BEGIN RECORDED DATA

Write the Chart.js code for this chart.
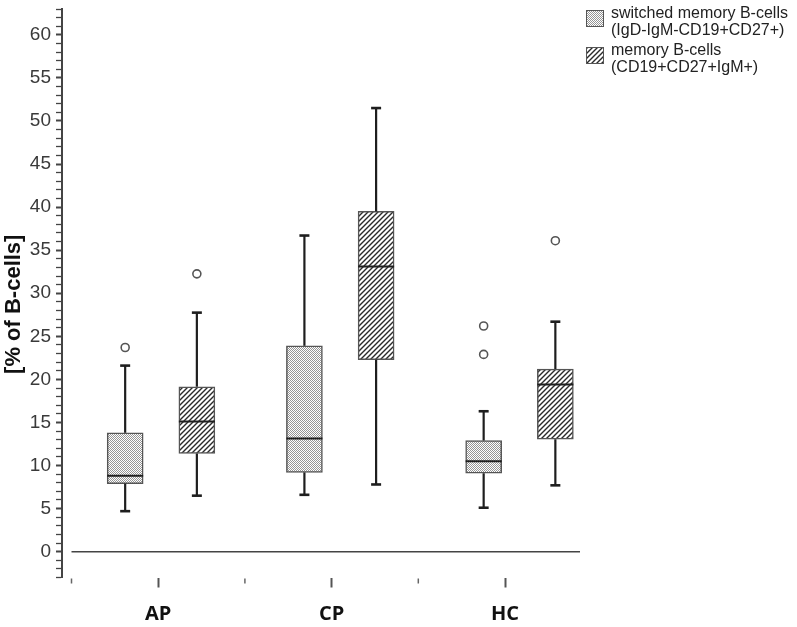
<!DOCTYPE html>
<html>
<head>
<meta charset="utf-8">
<script src="https://cdn.jsdelivr.net/npm/chart.js@4.4.1/dist/chart.umd.min.js"></script>
<style>
  body { margin: 0; background: #fff; }
  #wrap { position: relative; width: 797px; height: 627px; }
  #legend { position: absolute; left: 586px; top: 4px; font: 16px "Liberation Sans", Arial, sans-serif; color: #222; line-height: 17px; }
  .item { display: flex; align-items: flex-start; margin-bottom: 3px; }
  .item canvas { border: 1px solid #555; margin: 6px 7px 0 0; flex: none; }
</style>
</head>
<body>
<div id="wrap">
  <canvas id="chart" width="797" height="627"></canvas>
  <div id="legend"></div>
</div>
<script>
const groups = ["AP", "CP", "HC"];

const switchedMin = [4.7, 6.6, 5.1];
const switchedQ1 = [7.9, 9.2, 9.1];
const switchedMedian = [8.8, 13.15, 10.5];
const switchedQ3 = [13.8, 23.9, 12.9];
const switchedMax = [21.6, 36.7, 16.3];
const switchedOutliers = [[23.7], [], [22.9, 26.2]];

const memoryMin = [6.5, 7.8, 7.7];
const memoryQ1 = [11.4, 22.3, 13.05];
const memoryMedian = [15.1, 33.1, 19.4];
const memoryQ3 = [19.15, 39.5, 21.2];
const memoryMax = [27.75, 51.5, 26.7];
const memoryOutliers = [[32.25], [], [36.1]];

const yMin = -3;
const yMax = 63;
const yLabelStep = 5;
const yTitle = "[% of B-cells]";

function dotPattern() {
  const c = document.createElement("canvas");
  c.width = 2; c.height = 2;
  const g = c.getContext("2d");
  g.fillStyle = "#fff";
  g.fillRect(0, 0, 2, 2);
  g.fillStyle = "#959595";
  g.fillRect(0, 0, 1, 1);
  g.fillRect(1, 1, 1, 1);
  return c;
}

function hatchPattern() {
  const c = document.createElement("canvas");
  c.width = 5; c.height = 5;
  const g = c.getContext("2d");
  g.fillStyle = "#fff";
  g.fillRect(0, 0, 5, 5);
  g.strokeStyle = "#2a2a2a";
  g.lineWidth = 1.4;
  g.beginPath();
  g.moveTo(0, 5); g.lineTo(5, 0);
  g.moveTo(-1, 1); g.lineTo(1, -1);
  g.moveTo(4, 6); g.lineTo(6, 4);
  g.stroke();
  return c;
}

const ctx = document.getElementById("chart").getContext("2d");
const dots = ctx.createPattern(dotPattern(), "repeat");
const hatch = ctx.createPattern(hatchPattern(), "repeat");

const series = [
  { label: ["switched memory B-cells", "(IgD-IgM-CD19+CD27+)"], min: switchedMin, q1: switchedQ1, med: switchedMedian,
    q3: switchedQ3, max: switchedMax, out: switchedOutliers, shift: -0.2, fill: dots, tile: dotPattern },
  { label: ["memory B-cells", "(CD19+CD27+IgM+)"], min: memoryMin, q1: memoryQ1, med: memoryMedian,
    q3: memoryQ3, max: memoryMax, out: memoryOutliers, shift: 0.2, fill: hatch, tile: hatchPattern },
];

const boxSets = series.map((s) => ({
  type: "bar",
  xAxisID: "xb",
  data: groups.map((_, i) => ({ x: i + 0.5 + s.shift, y: [s.q1[i], s.q3[i]] })),
  backgroundColor: s.fill,
  borderColor: "#555",
  borderWidth: 1.5,
  borderSkipped: false,
  barThickness: 36,
  grouped: false,
}));

const outlierSets = series.map((s) => ({
  type: "scatter",
  xAxisID: "xb",
  data: s.out.flatMap((vals, i) => vals.map((v) => ({ x: i + 0.5 + s.shift, y: v }))),
  pointStyle: "circle",
  pointRadius: 4,
  pointBorderWidth: 1.6,
  pointBorderColor: "#555",
  pointBackgroundColor: "#fff",
}));

function line(c, x1, y1, x2, y2) {
  c.beginPath();
  c.moveTo(x1, y1);
  c.lineTo(x2, y2);
  c.stroke();
}

const boxParts = {
  id: "boxParts",
  beforeDatasetsDraw(chart) {
    const { ctx: c, chartArea, scales: { x, y } } = chart;
    c.save();
    c.strokeStyle = "#444";
    c.lineWidth = 1.5;
    line(c, x.getPixelForValue(0), y.getPixelForValue(0), chartArea.right, y.getPixelForValue(0));
    c.restore();
  },
  afterDatasetsDraw(chart) {
    const { ctx: c, scales: { y } } = chart;
    c.save();
    c.strokeStyle = "#1e1e1e";
    series.forEach((s, si) => {
      chart.getDatasetMeta(si).data.forEach((bar, i) => {
        const { x: cx, width } = bar.getProps(["x", "width"], true);
        const hi = y.getPixelForValue(s.max[i]);
        const lo = y.getPixelForValue(s.min[i]);
        c.lineWidth = 2.2;
        line(c, cx, y.getPixelForValue(s.q3[i]), cx, hi);
        line(c, cx, y.getPixelForValue(s.q1[i]), cx, lo);
        c.lineWidth = 2.6;
        line(c, cx - 5, hi, cx + 5, hi);
        line(c, cx - 5, lo, cx + 5, lo);
        c.lineWidth = 2;
        const m = y.getPixelForValue(s.med[i]);
        line(c, cx - width / 2, m, cx + width / 2, m);
      });
    });
    c.restore();
  },
  afterDraw(chart) {
    const { ctx: c, chartArea, scales: { x } } = chart;
    c.save();
    c.strokeStyle = "#666";
    c.lineWidth = 1.5;
    groups.forEach((_, i) => {
      const px = x.getPixelForValue(i);
      line(c, px, chartArea.bottom + 1, px, chartArea.bottom + 6);
    });
    // y title, placed a little below the axis middle like the original
    c.translate(14, (chartArea.top + chartArea.bottom) / 2 + 11);
    c.rotate(-Math.PI / 2);
    c.fillStyle = "#111";
    c.font = "bold 22px 'Liberation Sans', Arial, sans-serif";
    c.textAlign = "center";
    c.textBaseline = "middle";
    c.fillText(yTitle, 0, 0);
    c.restore();
  },
};

new Chart(ctx, {
  type: "bar",
  data: { datasets: [...boxSets, ...outlierSets] },
  options: {
    responsive: false,
    animation: false,
    layout: { padding: { top: 9, right: 217, left: 0, bottom: 0 } },
    plugins: { legend: { display: false }, tooltip: { enabled: false } },
    scales: {
      xb: {
        axis: "x",
        type: "linear",
        position: "bottom",
        display: false,
        offset: false,
        min: -0.0524,
        max: 2.8375,
      },
      x: {
        type: "linear",
        position: "bottom",
        offset: false,
        min: -0.0548,
        max: 2.9325,
        afterBuildTicks: (s) => { s.ticks = groups.map((_, i) => ({ value: i + 0.5 })); },
        afterFit: (s) => { s.height = 49.5; },
        border: { display: false },
        grid: { offset: false, drawOnChartArea: false, tickLength: 10, tickWidth: 2, tickColor: "#555" },
        ticks: {
          padding: 15,
          color: "#111",
          font: { family: "'Open Sans', sans-serif", size: 20, weight: "bold" },
          callback: (v) => groups[Math.floor(v)],
        },
      },
      y: {
        type: "linear",
        min: yMin,
        max: yMax,
        afterFit: (s) => { s.width = 62; s.paddingTop = 0; s.paddingBottom = 0; },
        border: { display: true, color: "#444", width: 2 },
        grid: {
          drawOnChartArea: false,
          tickLength: 6,
          tickColor: "#444",
          tickWidth: (c) => (c.tick && c.tick.value % yLabelStep === 0 ? 2 : 1.3),
        },
        ticks: {
          stepSize: 1,
          autoSkip: false,
          padding: 5,
          color: "#3a3a3a",
          font: { family: "'Liberation Sans', Arial, sans-serif", size: 19 },
          callback: (v) => (v >= 0 && v % yLabelStep === 0 ? v : ""),
        },
      },
    },
  },
  plugins: [boxParts],
});

const legend = document.getElementById("legend");
series.forEach((s) => {
  const item = document.createElement("div");
  item.className = "item";
  const sw = document.createElement("canvas");
  sw.width = 16; sw.height = 15;
  const g = sw.getContext("2d");
  g.fillStyle = g.createPattern(s.tile(), "repeat");
  g.fillRect(0, 0, 16, 15);
  const text = document.createElement("div");
  text.innerHTML = s.label.join("<br>");
  item.appendChild(sw);
  item.appendChild(text);
  legend.appendChild(item);
});
</script>
</body>
</html>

END RECORDED DATA

GIVEN REQUEST: From the first line above through the line containing "const memoryOutliers = [[32.25], [], [36.1]];", copy everything exactly, without the pictures.

WRITTEN ANSWER:
Write the Chart.js code for this chart.
<!DOCTYPE html>
<html>
<head>
<meta charset="utf-8">
<script src="https://cdn.jsdelivr.net/npm/chart.js@4.4.1/dist/chart.umd.min.js"></script>
<style>
  body { margin: 0; background: #fff; }
  #wrap { position: relative; width: 797px; height: 627px; }
  #legend { position: absolute; left: 586px; top: 4px; font: 16px "Liberation Sans", Arial, sans-serif; color: #222; line-height: 17px; }
  .item { display: flex; align-items: flex-start; margin-bottom: 3px; }
  .item canvas { border: 1px solid #555; margin: 6px 7px 0 0; flex: none; }
</style>
</head>
<body>
<div id="wrap">
  <canvas id="chart" width="797" height="627"></canvas>
  <div id="legend"></div>
</div>
<script>
const groups = ["AP", "CP", "HC"];

const switchedMin = [4.7, 6.6, 5.1];
const switchedQ1 = [7.9, 9.2, 9.1];
const switchedMedian = [8.8, 13.15, 10.5];
const switchedQ3 = [13.8, 23.9, 12.9];
const switchedMax = [21.6, 36.7, 16.3];
const switchedOutliers = [[23.7], [], [22.9, 26.2]];

const memoryMin = [6.5, 7.8, 7.7];
const memoryQ1 = [11.4, 22.3, 13.05];
const memoryMedian = [15.1, 33.1, 19.4];
const memoryQ3 = [19.15, 39.5, 21.2];
const memoryMax = [27.75, 51.5, 26.7];
const memoryOutliers = [[32.25], [], [36.1]];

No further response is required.